Sat, Oct 20, 2007 - Page 9 News List

US farmers look to ethanol and legislation to beat competition

US sugar producers fear that a trade pact with Mexico could make them lose the farm. But reforms could provide a way out by turning sugar cane into fuel

By Clifford Krauss  /  NY TIMES NEWS SERVICE , LOREAUVILLE, LOUISIANA

Todd Landry, a farmer who conjures big stands of sugar cane from the muddy fields of southern Louisiana, has been struggling lately against droughts and freezes and hurricanes. In January he will confront another peril: expanded sugar imports from Mexico.

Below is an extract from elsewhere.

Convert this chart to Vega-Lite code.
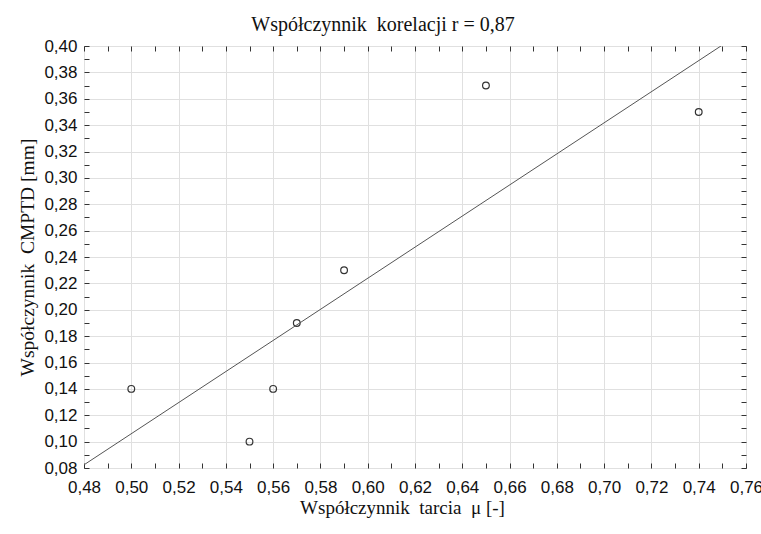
{
  "$schema": "https://vega.github.io/schema/vega-lite/v6.json",
  "width": 662,
  "height": 422,
  "autosize": "none",
  "padding": {"left": 84, "top": 46, "right": 15, "bottom": 66},
  "background": "white",
  "title": {
    "text": "Współczynnik\u00a0 korelacji r = 0,87",
    "font": "Liberation Serif",
    "fontSize": 20,
    "fontWeight": "normal",
    "color": "#111",
    "anchor": "middle",
    "offset": 2,
    "dx": -32
  },
  "data": {
    "values": [
      {"mu": 0.50, "cmptd": 0.14},
      {"mu": 0.55, "cmptd": 0.10},
      {"mu": 0.56, "cmptd": 0.14},
      {"mu": 0.57, "cmptd": 0.19},
      {"mu": 0.59, "cmptd": 0.23},
      {"mu": 0.65, "cmptd": 0.37},
      {"mu": 0.74, "cmptd": 0.35}
    ]
  },
  "config": {
    "view": {"stroke": "#333", "strokeWidth": 1},
    "axis": {
      "domain": false,
      "tickColor": "#333",
      "tickSize": -5,
      "tickWidth": 1,
      "labelFont": "Liberation Sans",
      "labelFontSize": 17,
      "labelColor": "#111",
      "labelOverlap": false,
      "labelFlush": false,
      "titleFont": "Liberation Serif",
      "titleFontSize": 19.5,
      "titleFontWeight": "normal",
      "titleColor": "#111"
    }
  },
  "layer": [
    {
      "mark": {"type": "point", "shape": "circle", "filled": false, "size": 45, "stroke": "#333", "strokeWidth": 1.2, "opacity": 1},
      "encoding": {
        "x": {
          "field": "mu", "type": "quantitative",
          "scale": {"domain": [0.48, 0.76], "nice": false, "zero": false},
          "axis": {
            "orient": "bottom",
            "title": "Współczynnik\u00a0 tarcia\u00a0 μ [-]",
            "titleFontSize": 19,
            "titlePadding": 3,
            "titleX": 318,
            "values": [0.48,0.49,0.50,0.51,0.52,0.53,0.54,0.55,0.56,0.57,0.58,0.59,0.60,0.61,0.62,0.63,0.64,0.65,0.66,0.67,0.68,0.69,0.70,0.71,0.72,0.73,0.74,0.75,0.76],
            "labelExpr": "round(datum.value*100)%2==0 ? replace(format(datum.value,'.2f'),'.',',') : ''",
            "labelPadding": 16,
            "grid": true,
            "gridColor": {"condition": {"test": "round(datum.value*100)%2==0", "value": "#e0e0e0"}, "value": "transparent"}
          }
        },
        "y": {
          "field": "cmptd", "type": "quantitative",
          "scale": {"domain": [0.08, 0.40], "nice": false, "zero": false},
          "axis": {
            "orient": "left",
            "title": "Współczynnik\u00a0 CMPTD [mm]",
            "titlePadding": 6,
            "values": [0.08,0.09,0.10,0.11,0.12,0.13,0.14,0.15,0.16,0.17,0.18,0.19,0.20,0.21,0.22,0.23,0.24,0.25,0.26,0.27,0.28,0.29,0.30,0.31,0.32,0.33,0.34,0.35,0.36,0.37,0.38,0.39,0.40],
            "labelExpr": "round(datum.value*100)%2==0 ? replace(format(datum.value,'.2f'),'.',',') : ''",
            "labelPadding": 12,
            "grid": true,
            "gridColor": {"condition": {"test": "round(datum.value*100)%2==0", "value": "#e0e0e0"}, "value": "transparent"}
          }
        }
      }
    },
    {
      "transform": [{"regression": "cmptd", "on": "mu", "extent": [0.48, 0.76]}],
      "mark": {"type": "line", "color": "#555", "strokeWidth": 1, "clip": true},
      "encoding": {
        "x": {
          "field": "mu", "type": "quantitative",
          "axis": {
            "orient": "top", "title": null, "labels": false, "grid": false,
            "values": [0.48,0.49,0.50,0.51,0.52,0.53,0.54,0.55,0.56,0.57,0.58,0.59,0.60,0.61,0.62,0.63,0.64,0.65,0.66,0.67,0.68,0.69,0.70,0.71,0.72,0.73,0.74,0.75,0.76]
          }
        },
        "y": {
          "field": "cmptd", "type": "quantitative",
          "axis": {
            "orient": "right", "title": null, "labels": false, "grid": false,
            "values": [0.08,0.09,0.10,0.11,0.12,0.13,0.14,0.15,0.16,0.17,0.18,0.19,0.20,0.21,0.22,0.23,0.24,0.25,0.26,0.27,0.28,0.29,0.30,0.31,0.32,0.33,0.34,0.35,0.36,0.37,0.38,0.39,0.40]
          }
        }
      }
    }
  ],
  "resolve": {"axis": {"x": "independent", "y": "independent"}}
}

"Will we have a flood of sugar coming across the border?" Landry wondered in a Cajun drawl. "Survival is on our minds every minute of every day."

Landry and other sugar producers think they have spotted a life raft, and its name is ethanol. Taking a cue from Midwestern farmers who have improved their lot by selling corn to ethanol distilleries, sugar cane and sugar beet farmers want an ethanol deal of their own, paid for by US taxpayers.

A little-noticed provision in the new farm bill working its way through the US Congress would oblige the Department of Agriculture to buy surplus domestic sugar resulting from the expected influx of Mexican sugar next year. Then the government would sell it, most likely at a steep discount, to ethanol producers to add to their fermentation tanks. The Bush administration is fighting the measure.

Sugar producers say the cost would be relatively low and the plan would help keep prices at a level they consider fair. As a side benefit, the deal would allow the nation to produce more ethanol to mix with gasoline, displacing some foreign oil, they say.

But ethanol producers are unenthused. And the plan is drawing fire from opponents of agricultural subsidies and from long-time critics of the sugar industry, who complain that producers already have one of the best deals in the nation's agricultural sector.

"It's a tax burden without a benefit that distorts both the ethanol market and the food-ingredient market," said Richard Pasco, counsel for the Sweetener Users Association, a lobby group for food companies that use sugar. "And guess who will pay the price? Taxpayers and consumers."

ASSUMPTIONS

The Congressional Budget Office calculates the cost at US$660 million over five years, relatively cheap as farm programs go. But that is an estimate based on assumptions about how much sugar will come across the border. In truth, no one is sure.

"The US Department of Agriculture would be taking on a limitless commitment to buy any quantity of sugar offered at a guaranteed price, and that would get very expensive, very quickly," said Robert Thompson, a University of Illinois professor of agricultural policy.

At issue is part of the North American Free Trade Agreement, the trade pact meant to create a common market among Mexico, Canada and the US. Though it was adopted in 1993, some of its more controversial provisions are only now taking effect.

One of them will soon open the US to unlimited sugar imports from Mexico -- the biggest crack in years in the wall of price supports and protectionism that the government, at the behest of the sugar industry, has erected against foreign competition. That system includes quotas to limit domestic production and tariffs to limit imports, resulting in a market price for sugar in the US that is typically twice the world market price.

The provision of the trade pact will work in both directions, with the US able to export to Mexico a form of corn syrup often used as a sweetener. That sweetener, much cheaper than sugar, could displace some sugar use in Mexico, making more available to ship to the US. Amid uncertainty over what will happen, the nation's 12,000 sugar cane and sugar beet farmers are appealing to Washington for an insurance policy.